**Job**. All entries are to be quoted exactly; the images stay out of the copy.

**Data provided**.
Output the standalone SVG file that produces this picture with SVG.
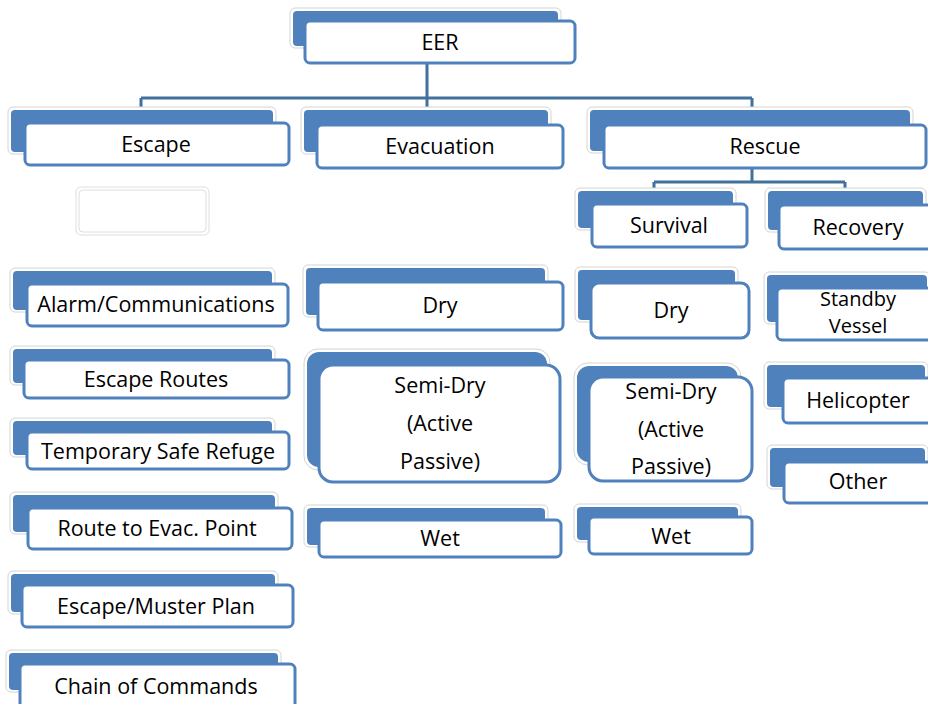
<svg xmlns="http://www.w3.org/2000/svg" width="928" height="704" viewBox="0 0 928 704">
<style>
.ol{fill:#fff;stroke:#d4d4d4;stroke-width:1}
.bk{fill:#4f81bd;stroke:none}
.fr{fill:#fff;stroke:#4f81bd;stroke-width:3}
.t{font-family:"Open Sans","Liberation Sans",sans-serif;font-size:21.5px;fill:#000;text-anchor:middle}
.s{font-size:20px}
.cn{fill:none;stroke:#41719c;stroke-width:3}
</style>
<rect width="928" height="704" fill="#fff"/>
<g id="connectors">
<path class="cn" d="M427 63V98M141 98H752M141 98V120M427 98V120M752 98V120"/>
<path class="cn" d="M752 168V182M654 182H845M654 182V198M845 182V198"/>
</g>
<g id="eer"><rect class="ol" x="290" y="8" width="271" height="40" rx="5"/><rect class="bk" x="293" y="11" width="265" height="35" rx="4"/><rect class="fr" x="305" y="21" width="270" height="42" rx="5"/><text class="t" x="440" y="50">EER</text></g>
<g id="escape"><rect class="ol" x="8" y="107" width="268" height="47" rx="5"/><rect class="bk" x="11" y="110" width="262" height="42" rx="4"/><rect class="fr" x="25" y="123" width="264" height="42" rx="5"/><text class="t" x="156" y="152">Escape</text></g>
<g id="empty"><rect x="76" y="187" width="133" height="48" rx="5" fill="#fff" stroke="#dedede" stroke-width="1"/><rect x="79" y="190" width="127" height="42" rx="4" fill="#fff" stroke="#dedede" stroke-width="1"/></g>
<g id="evacuation"><rect class="ol" x="301" y="107" width="250" height="47" rx="5"/><rect class="bk" x="304" y="110" width="244" height="42" rx="4"/><rect class="fr" x="317" y="125" width="246" height="43" rx="5"/><text class="t" x="440" y="154">Evacuation</text></g>
<g id="rescue"><rect class="ol" x="587" y="107" width="326" height="46" rx="5"/><rect class="bk" x="590" y="110" width="320" height="41" rx="4"/><rect class="fr" x="604" y="125" width="322" height="43" rx="5"/><text class="t" x="765" y="154">Rescue</text></g>
<g id="survival"><rect class="ol" x="575" y="188" width="161" height="42" rx="5"/><rect class="bk" x="578" y="191" width="155" height="37" rx="4"/><rect class="fr" x="592" y="204" width="155" height="43" rx="5"/><text class="t" x="669" y="233">Survival</text></g>
<g id="recovery"><rect class="ol" x="765" y="188" width="161" height="44" rx="5"/><rect class="bk" x="768" y="191" width="155" height="39" rx="4"/><rect class="fr" x="779" y="205" width="155" height="44" rx="5"/><text class="t" x="858" y="235">Recovery</text></g>
<g id="alarm"><rect class="ol" x="10" y="268" width="265" height="44" rx="5"/><rect class="bk" x="13" y="271" width="259" height="39" rx="4"/><rect class="fr" x="27" y="284" width="261" height="42" rx="5"/><text class="t" x="156" y="312">Alarm/Communications</text></g>
<g id="routes"><rect class="ol" x="10" y="346" width="265" height="39" rx="5"/><rect class="bk" x="13" y="349" width="259" height="34" rx="4"/><rect class="fr" x="24" y="360" width="265" height="38" rx="5"/><text class="t" x="156" y="387">Escape Routes</text></g>
<g id="refuge"><rect class="ol" x="10" y="418" width="265" height="39" rx="5"/><rect class="bk" x="13" y="421" width="259" height="34" rx="4"/><rect class="fr" x="27" y="432" width="262" height="37" rx="5"/><text class="t" x="158" y="459">Temporary Safe Refuge</text></g>
<g id="route-evac"><rect class="ol" x="10" y="492" width="268" height="42" rx="5"/><rect class="bk" x="13" y="495" width="262" height="37" rx="4"/><rect class="fr" x="28" y="508" width="264" height="41" rx="5"/><text class="t" x="157" y="536">Route to Evac. Point</text></g>
<g id="muster"><rect class="ol" x="8" y="571" width="270" height="43" rx="5"/><rect class="bk" x="11" y="574" width="264" height="38" rx="4"/><rect class="fr" x="22" y="585" width="271" height="42" rx="5"/><text class="t" x="156" y="614">Escape/Muster Plan</text></g>
<g id="chain"><rect class="ol" x="6" y="650" width="275" height="42" rx="5"/><rect class="bk" x="9" y="653" width="269" height="37" rx="4"/><rect class="fr" x="20" y="664" width="275" height="50" rx="5"/><text class="t" x="156" y="694">Chain of Commands</text></g>
<g id="evac-dry"><rect class="ol" x="303" y="265" width="245" height="52" rx="5"/><rect class="bk" x="306" y="268" width="239" height="47" rx="4"/><rect class="fr" x="318" y="282" width="245" height="48" rx="5"/><text class="t" x="440" y="313">Dry</text></g>
<g id="evac-semidry"><rect class="ol" x="304" y="349" width="246" height="121" rx="14"/><rect class="bk" x="307" y="352" width="240" height="115" rx="12"/><rect class="fr" x="319" y="365" width="241" height="117" rx="14"/><text class="t" x="440" y="393">Semi-Dry</text><text class="t" x="440" y="431">(Active</text><text class="t" x="440" y="469">Passive)</text></g>
<g id="evac-wet"><rect class="ol" x="304" y="505" width="244" height="42" rx="5"/><rect class="bk" x="307" y="508" width="238" height="37" rx="4"/><rect class="fr" x="319" y="520" width="242" height="37" rx="5"/><text class="t" x="440" y="546">Wet</text></g>
<g id="surv-dry"><rect class="ol" x="575" y="267" width="163" height="55" rx="5"/><rect class="bk" x="578" y="270" width="157" height="50" rx="4"/><rect class="fr" x="591" y="283" width="158" height="55" rx="8"/><text class="t" x="671" y="318">Dry</text></g>
<g id="surv-semidry"><rect class="ol" x="574" y="363" width="167" height="102" rx="14"/><rect class="bk" x="577" y="366" width="161" height="96" rx="12"/><rect class="fr" x="589" y="377" width="163" height="104" rx="14"/><text class="t" x="671" y="399">Semi-Dry</text><text class="t" x="671" y="437">(Active</text><text class="t" x="671" y="474">Passive)</text></g>
<g id="surv-wet"><rect class="ol" x="574" y="504" width="167" height="38" rx="5"/><rect class="bk" x="577" y="507" width="161" height="33" rx="4"/><rect class="fr" x="589" y="517" width="163" height="37" rx="5"/><text class="t" x="671" y="544">Wet</text></g>
<g id="standby"><rect class="ol" x="764" y="272" width="166" height="52" rx="5"/><rect class="bk" x="767" y="275" width="160" height="47" rx="4"/><rect class="fr" x="777" y="288" width="160" height="52" rx="5"/><text class="t s" x="858" y="306">Standby</text><text class="t s" x="858" y="333">Vessel</text></g>
<g id="helicopter"><rect class="ol" x="764" y="362" width="164" height="47" rx="5"/><rect class="bk" x="767" y="365" width="158" height="42" rx="4"/><rect class="fr" x="783" y="378" width="160" height="45" rx="5"/><text class="t" x="858" y="408">Helicopter</text></g>
<g id="other"><rect class="ol" x="767" y="445" width="161" height="44" rx="5"/><rect class="bk" x="770" y="448" width="155" height="39" rx="4"/><rect class="fr" x="784" y="462" width="160" height="41" rx="5"/><text class="t" x="858" y="489">Other</text></g>
</svg>
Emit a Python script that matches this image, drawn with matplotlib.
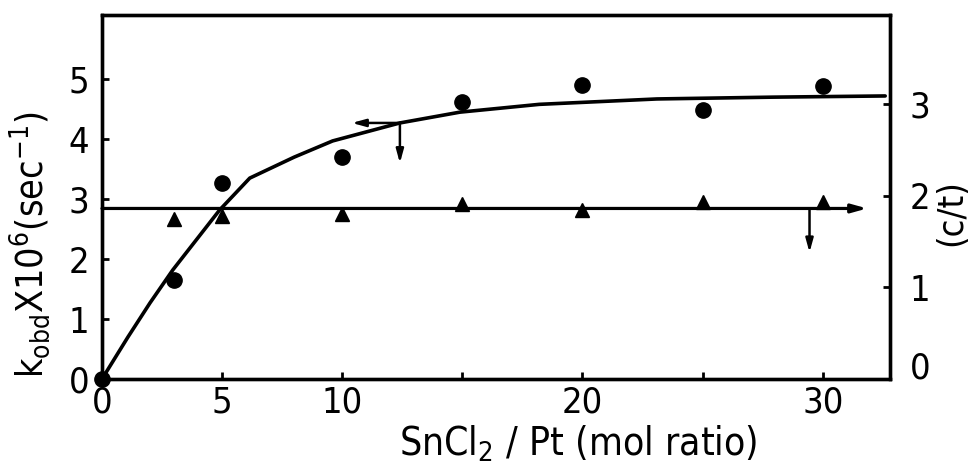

**Exercise solution**.
Output the standalone SVG file that produces this picture with SVG.
<svg xmlns="http://www.w3.org/2000/svg" width="928" height="704" viewBox="0 0 928 704">
<style>
.ol{fill:#fff;stroke:#d4d4d4;stroke-width:1}
.bk{fill:#4f81bd;stroke:none}
.fr{fill:#fff;stroke:#4f81bd;stroke-width:3}
.t{font-family:"Open Sans","Liberation Sans",sans-serif;font-size:21.5px;fill:#000;text-anchor:middle}
.s{font-size:20px}
.cn{fill:none;stroke:#41719c;stroke-width:3}
</style>
<rect width="928" height="704" fill="#fff"/>
<g id="connectors">
<path class="cn" d="M427 63V98M141 98H752M141 98V120M427 98V120M752 98V120"/>
<path class="cn" d="M752 168V182M654 182H845M654 182V198M845 182V198"/>
</g>
<g id="eer"><rect class="ol" x="290" y="8" width="271" height="40" rx="5"/><rect class="bk" x="293" y="11" width="265" height="35" rx="4"/><rect class="fr" x="305" y="21" width="270" height="42" rx="5"/><text class="t" x="440" y="50">EER</text></g>
<g id="escape"><rect class="ol" x="8" y="107" width="268" height="47" rx="5"/><rect class="bk" x="11" y="110" width="262" height="42" rx="4"/><rect class="fr" x="25" y="123" width="264" height="42" rx="5"/><text class="t" x="156" y="152">Escape</text></g>
<g id="empty"><rect x="76" y="187" width="133" height="48" rx="5" fill="#fff" stroke="#dedede" stroke-width="1"/><rect x="79" y="190" width="127" height="42" rx="4" fill="#fff" stroke="#dedede" stroke-width="1"/></g>
<g id="evacuation"><rect class="ol" x="301" y="107" width="250" height="47" rx="5"/><rect class="bk" x="304" y="110" width="244" height="42" rx="4"/><rect class="fr" x="317" y="125" width="246" height="43" rx="5"/><text class="t" x="440" y="154">Evacuation</text></g>
<g id="rescue"><rect class="ol" x="587" y="107" width="326" height="46" rx="5"/><rect class="bk" x="590" y="110" width="320" height="41" rx="4"/><rect class="fr" x="604" y="125" width="322" height="43" rx="5"/><text class="t" x="765" y="154">Rescue</text></g>
<g id="survival"><rect class="ol" x="575" y="188" width="161" height="42" rx="5"/><rect class="bk" x="578" y="191" width="155" height="37" rx="4"/><rect class="fr" x="592" y="204" width="155" height="43" rx="5"/><text class="t" x="669" y="233">Survival</text></g>
<g id="recovery"><rect class="ol" x="765" y="188" width="161" height="44" rx="5"/><rect class="bk" x="768" y="191" width="155" height="39" rx="4"/><rect class="fr" x="779" y="205" width="155" height="44" rx="5"/><text class="t" x="858" y="235">Recovery</text></g>
<g id="alarm"><rect class="ol" x="10" y="268" width="265" height="44" rx="5"/><rect class="bk" x="13" y="271" width="259" height="39" rx="4"/><rect class="fr" x="27" y="284" width="261" height="42" rx="5"/><text class="t" x="156" y="312">Alarm/Communications</text></g>
<g id="routes"><rect class="ol" x="10" y="346" width="265" height="39" rx="5"/><rect class="bk" x="13" y="349" width="259" height="34" rx="4"/><rect class="fr" x="24" y="360" width="265" height="38" rx="5"/><text class="t" x="156" y="387">Escape Routes</text></g>
<g id="refuge"><rect class="ol" x="10" y="418" width="265" height="39" rx="5"/><rect class="bk" x="13" y="421" width="259" height="34" rx="4"/><rect class="fr" x="27" y="432" width="262" height="37" rx="5"/><text class="t" x="158" y="459">Temporary Safe Refuge</text></g>
<g id="route-evac"><rect class="ol" x="10" y="492" width="268" height="42" rx="5"/><rect class="bk" x="13" y="495" width="262" height="37" rx="4"/><rect class="fr" x="28" y="508" width="264" height="41" rx="5"/><text class="t" x="157" y="536">Route to Evac. Point</text></g>
<g id="muster"><rect class="ol" x="8" y="571" width="270" height="43" rx="5"/><rect class="bk" x="11" y="574" width="264" height="38" rx="4"/><rect class="fr" x="22" y="585" width="271" height="42" rx="5"/><text class="t" x="156" y="614">Escape/Muster Plan</text></g>
<g id="chain"><rect class="ol" x="6" y="650" width="275" height="42" rx="5"/><rect class="bk" x="9" y="653" width="269" height="37" rx="4"/><rect class="fr" x="20" y="664" width="275" height="50" rx="5"/><text class="t" x="156" y="694">Chain of Commands</text></g>
<g id="evac-dry"><rect class="ol" x="303" y="265" width="245" height="52" rx="5"/><rect class="bk" x="306" y="268" width="239" height="47" rx="4"/><rect class="fr" x="318" y="282" width="245" height="48" rx="5"/><text class="t" x="440" y="313">Dry</text></g>
<g id="evac-semidry"><rect class="ol" x="304" y="349" width="246" height="121" rx="14"/><rect class="bk" x="307" y="352" width="240" height="115" rx="12"/><rect class="fr" x="319" y="365" width="241" height="117" rx="14"/><text class="t" x="440" y="393">Semi-Dry</text><text class="t" x="440" y="431">(Active</text><text class="t" x="440" y="469">Passive)</text></g>
<g id="evac-wet"><rect class="ol" x="304" y="505" width="244" height="42" rx="5"/><rect class="bk" x="307" y="508" width="238" height="37" rx="4"/><rect class="fr" x="319" y="520" width="242" height="37" rx="5"/><text class="t" x="440" y="546">Wet</text></g>
<g id="surv-dry"><rect class="ol" x="575" y="267" width="163" height="55" rx="5"/><rect class="bk" x="578" y="270" width="157" height="50" rx="4"/><rect class="fr" x="591" y="283" width="158" height="55" rx="8"/><text class="t" x="671" y="318">Dry</text></g>
<g id="surv-semidry"><rect class="ol" x="574" y="363" width="167" height="102" rx="14"/><rect class="bk" x="577" y="366" width="161" height="96" rx="12"/><rect class="fr" x="589" y="377" width="163" height="104" rx="14"/><text class="t" x="671" y="399">Semi-Dry</text><text class="t" x="671" y="437">(Active</text><text class="t" x="671" y="474">Passive)</text></g>
<g id="surv-wet"><rect class="ol" x="574" y="504" width="167" height="38" rx="5"/><rect class="bk" x="577" y="507" width="161" height="33" rx="4"/><rect class="fr" x="589" y="517" width="163" height="37" rx="5"/><text class="t" x="671" y="544">Wet</text></g>
<g id="standby"><rect class="ol" x="764" y="272" width="166" height="52" rx="5"/><rect class="bk" x="767" y="275" width="160" height="47" rx="4"/><rect class="fr" x="777" y="288" width="160" height="52" rx="5"/><text class="t s" x="858" y="306">Standby</text><text class="t s" x="858" y="333">Vessel</text></g>
<g id="helicopter"><rect class="ol" x="764" y="362" width="164" height="47" rx="5"/><rect class="bk" x="767" y="365" width="158" height="42" rx="4"/><rect class="fr" x="783" y="378" width="160" height="45" rx="5"/><text class="t" x="858" y="408">Helicopter</text></g>
<g id="other"><rect class="ol" x="767" y="445" width="161" height="44" rx="5"/><rect class="bk" x="770" y="448" width="155" height="39" rx="4"/><rect class="fr" x="784" y="462" width="160" height="41" rx="5"/><text class="t" x="858" y="489">Other</text></g>
</svg>
Emit a Python script that matches this image, drawn with matplotlib.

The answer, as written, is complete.